I am currently about halfway through the first module and it took no time at all for me to start to tune in to the language of the shells. I found that I intuitively agreed with many of her interpretations, and also received even more (and, sometimes, just different) messages from multiple shells.
One story that Michelle shares early on in the course, is her experience with the book “Gift from the Sea” by Anne Morrow Lindbergh. Almost every chapter of the book is named for a shell upon which Lindbergh contemplated and meditated while spending a reclusive two weeks on Captiva Island, on Florida’s gulf coast.
Over a long period of time, Michelle Hanson was repeatedly gifted copies of the book, which she hesitated to read for fear that Lindbergh’s interpretations would clash with her own, leaving her to perhaps question the results of her own work and meditations.
However, after receiving a fourth copy (the day after she gave one away, attempting to cull the collection), she finally read it and found that the additional and different meanings presented only reinforced that there indeed is a shell language, and that, of course, different people may receive slightly or even very different messages. This doesn’t mean that any of them are wrong.
I could not have been happier to have discovered, and then much later, acquire, the Ocean Oracle. For a split second I was slightly intimidated by the size of the deck (200 shells strong), but immediately felt much more excited and satisfied once I realized that that only meant how very much there was to learn and enjoy.
But even the 200 are less than half of what Michelle has in her personal collection that she uses for readings, that is still only a fraction of all the shells in the world. Of her “extras”, I was very blessed to be gifted a few when I met Michelle and her husband this past February.
I had been on something of a hiatus from my Ocean Oracle studies, as well as this blog, since before the holidays last year. However, in meeting Michelle and having wonderful discussions about shells, seeing stunning abalones and others from her collection, and even being gifted with a handful of beauties from her “extras”, I felt a renewed sense of motivation and energy to return to studying the shells and sharing what I learn here.

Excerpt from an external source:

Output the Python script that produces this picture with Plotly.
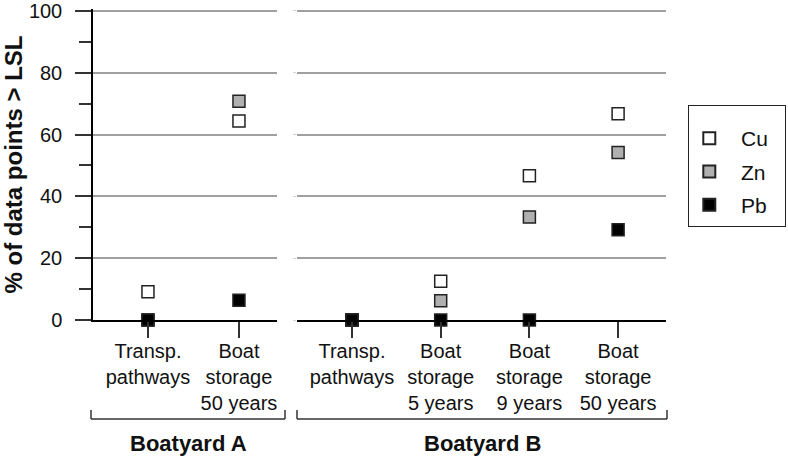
import plotly.graph_objects as go

# ---- data ----
cats_a = ["Transp.<br>pathways", "Boat<br>storage<br>50 years"]
cats_b = ["Transp.<br>pathways", "Boat<br>storage<br>5 years", "Boat<br>storage<br>9 years", "Boat<br>storage<br>50 years"]
group_labels = ["Boatyard A", "Boatyard B"]
series_names = ["Cu", "Zn", "Pb"]
cu_a = [9.1, 64.4]
zn_a = [0, 70.8]
pb_a = [0, 6.4]
cu_b = [0, 12.5, 46.7, 66.7]
zn_b = [0, 6.2, 33.3, 54.2]
pb_b = [0, 0, 0, 29.2]
y_ticks = [0, 20, 40, 60, 80, 100]

fills = {"Cu": "white", "Zn": "#b0b0b0", "Pb": "black"}
FONT = "Liberation Sans, Arial, sans-serif"
legend_names = {n: "\u00a0\u00a0" + n + "\u00a0\u00a0" for n in series_names}

fig = go.Figure()
vals_a = {"Cu": cu_a, "Zn": zn_a, "Pb": pb_a}
vals_b = {"Cu": cu_b, "Zn": zn_b, "Pb": pb_b}
for n in series_names:
    mk = dict(symbol="square", size=12, color=fills[n], line=dict(color="#222222", width=1.5))
    fig.add_trace(go.Scatter(x=cats_a, y=vals_a[n], mode="markers", marker=mk, name=legend_names[n],
                             legendgroup=n, showlegend=True, cliponaxis=False, xaxis="x", yaxis="y"))
    fig.add_trace(go.Scatter(x=cats_b, y=vals_b[n], mode="markers", marker=mk, name=legend_names[n],
                             legendgroup=n, showlegend=False, cliponaxis=False, xaxis="x2", yaxis="y2"))

W, H = 788, 457
L, R, T, B = 93, 122, 9, 137
pw = W - L - R
ph = H - T - B
YMAX = 100.6

def px_x(p):
    return (p - L) / pw

def px_y(p):
    return (H - B - p) / ph

xcommon = dict(type="category", showline=True, linecolor="black", linewidth=1.5,
               ticks="outside", ticklen=16, tickwidth=1.5, tickcolor="#333333",
               showgrid=False, zeroline=False, tickfont=dict(size=20, color="#111111"),
               ticklabelstandoff=-4)

fig.update_layout(
    width=W, height=H,
    margin=dict(l=L, r=R, t=T, b=B, autoexpand=False),
    paper_bgcolor="white", plot_bgcolor="white",
    font=dict(family=FONT, color="#111111"),
    xaxis=dict(domain=[0, px_x(277)], range=[-0.604, 1.418], **xcommon),
    xaxis2=dict(domain=[px_x(297), 1], range=[-0.62, 3.54], anchor="y2", **xcommon),
    yaxis=dict(range=[0, YMAX], tickvals=y_ticks, showline=True, linecolor="black", linewidth=1.5,
               ticks="outside", ticklen=16, tickwidth=1.5, tickcolor="#333333",
               minor=dict(ticks="outside", ticklen=12, dtick=10, tickwidth=1.5, tickcolor="#333333"),
               showgrid=True, gridcolor="#a0a0a0", gridwidth=1.5, zeroline=False,
               tickfont=dict(size=20, color="#111111"), ticklabelstandoff=9,
               ticklabeloverflow="allow",
               title=dict(text="<b>% of data points > LSL</b>", font=dict(size=24), standoff=8)),
    yaxis2=dict(range=[0, YMAX], tickvals=y_ticks, anchor="x2", showline=False,
                ticks="outside", ticklen=3, tickcolor="#d0d0d0", showticklabels=False,
                showgrid=True, gridcolor="#a0a0a0", gridwidth=1.5, zeroline=False),
    legend=dict(x=px_x(688), y=px_y(105), xanchor="left", yanchor="top",
                bordercolor="#222222", borderwidth=1.3, bgcolor="white",
                font=dict(size=21, color="#111111"), traceorder="grouped", tracegroupgap=3,
                itemsizing="constant",
                title=dict(text="\u00a0", font=dict(size=9))),
    showlegend=True,
)

# brackets and group labels
bracket_spans = [(91, 285), (297, 667)]
yb = px_y(419)
ye = px_y(410)
for (a, b), lab in zip(bracket_spans, group_labels):
    xa, xb = px_x(a), px_x(b)
    for x0, y0, x1, y1 in [(xa, yb, xb, yb), (xa, yb, xa, ye), (xb, yb, xb, ye)]:
        fig.add_shape(type="line", xref="paper", yref="paper", x0=x0, y0=y0, x1=x1, y1=y1,
                      line=dict(color="#333333", width=1.5))
    fig.add_annotation(x=(xa + xb) / 2, y=px_y(443), xref="paper", yref="paper",
                       text="<b>" + lab + "</b>", showarrow=False,
                       font=dict(size=22, color="#111111"), xanchor="center", yanchor="middle")

fig.write_html("out.html", config={"displayModeBar": False},
               post_script="document.body.style.margin='0';document.body.style.padding='0';")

I hope to build on what Michelle has started and not only share tidbits from her work, but to help expand it and share additional and alternative meanings to shells included in the Ocean Oracle, as well as many others not included.
It is not until the third module of lessons (remember, I’m only still in the first!) that Shelley mentions partnering with one shell to create an inner self-portrait, but I feel that I may have found my shell partner already, at least for now. Interestingly enough, it came from among the shells that she gave me.
Just like guardian and power animals, crystals, trees, flowers, etc., everyone can have a personal shell teacher or even multiple shell teachers and guides throughout their lives. At this moment, at least, mine seems to be the humble little Janthina snail.